L’écriture d’une biographie.

Madame Z. n’a presque rien oublié de ce qui était peut-être écrit et qui s’est réalisé depuis sa naissance dans un bouquet de violettes à ses vieux jours dans une résidence pimpante juchée sur les flancs d’une colline varoise.


Voyez ses yeux comme ils s’éclairent lorsqu’elle rend au passé ses couleurs d’origine ! Déjà son buste se redresse, ses mains dansent, jusqu’à sa voix qui s’innerve au passage du souffle tout ragaillardi par l’air frais de ses jeunes années.
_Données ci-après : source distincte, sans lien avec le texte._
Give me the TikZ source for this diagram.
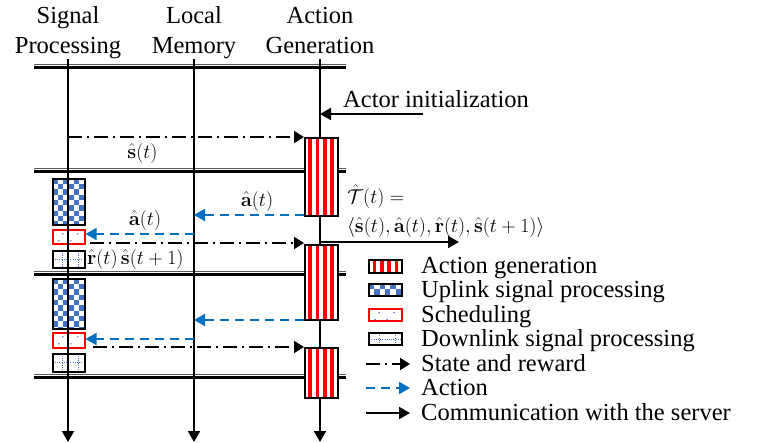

C’est que Madame Z. en a des choses à conter, à partager, à transmettre, à offrir à ceux qui voudront bien écouter. Tant de souvenirs qu’y penser seulement la fatigue tant elle est usée. Alors, pour ne pas l’accabler davantage et lui permettre de les visiter, je puise dans la patience que sa longue vie a explorée sous toutes les coutures et je me fais oisillon qui attend la becquée ; car on le sait elle et moi, la mémoire n’est pas un supermarché, mais un jardin dans lequel on avance à pas feutrés pour n’en rien déranger et renouer avec l’authenticité de ce qui s’y trouve.
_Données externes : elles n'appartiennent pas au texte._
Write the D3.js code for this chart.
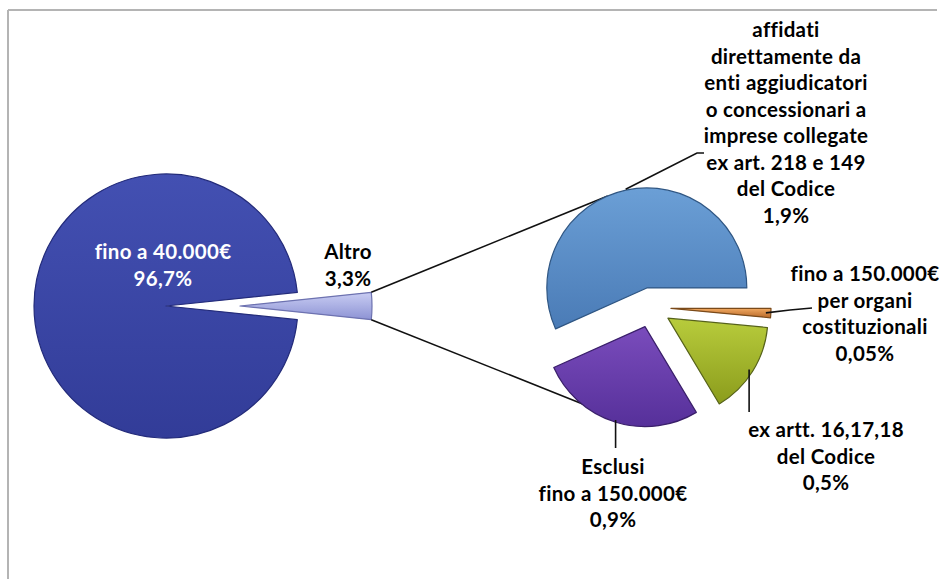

Certains souvenirs sont à portée d’yeux. Madame Z. les tient dans sa main et nous les observons, ensemble, comme des galets encore mouillés que les éclats de mica font miroiter. D’autres montrent à ses yeux bien peu de consistance. Ils sentent le rance et râpent un peu la langue. Ils ont mal vieilli et il vaut mieux les faire attendre dans l’antichambre des pensées dans l’espoir que dans leur sommeil, ils retrouvent un peu de légèreté. D’autres encore sont si douloureux qu’il faut s’attendre à être touchées en plein cœur dès leur apparition. Ensuite ils se réchauffent un peu au contact de la paume puis s’étendent sur la feuille, comme bercés par le chuchotement du stylo.


Il arrive que Madame Z. s’en aille très loin les chercher, ces moments du passé, comme à tâtons, sans crainte de se perdre dans les plis de la mémoire ; elle s’en va et revient avec le sourire espiègle d’une enfant joueuse avant de me les tendre sur le fil de sa voix, en pleine lumière.


Madame Z. n’enjolive pas la vie ; elle est belle de nature. Madame Z. ne l’obscurcit pas non plus ; elle se pare toujours de couleurs inattendues.


Pas à pas et loin des bruits du monde, Madame Z. nourrit la palette de fragments mémoriels qui formeront l’écriture de sa biographie et rendront lisibles la richesse de son vécu empreint d’élans, de paysages, de rêves, de visages, d’espérance et de choix singuliers.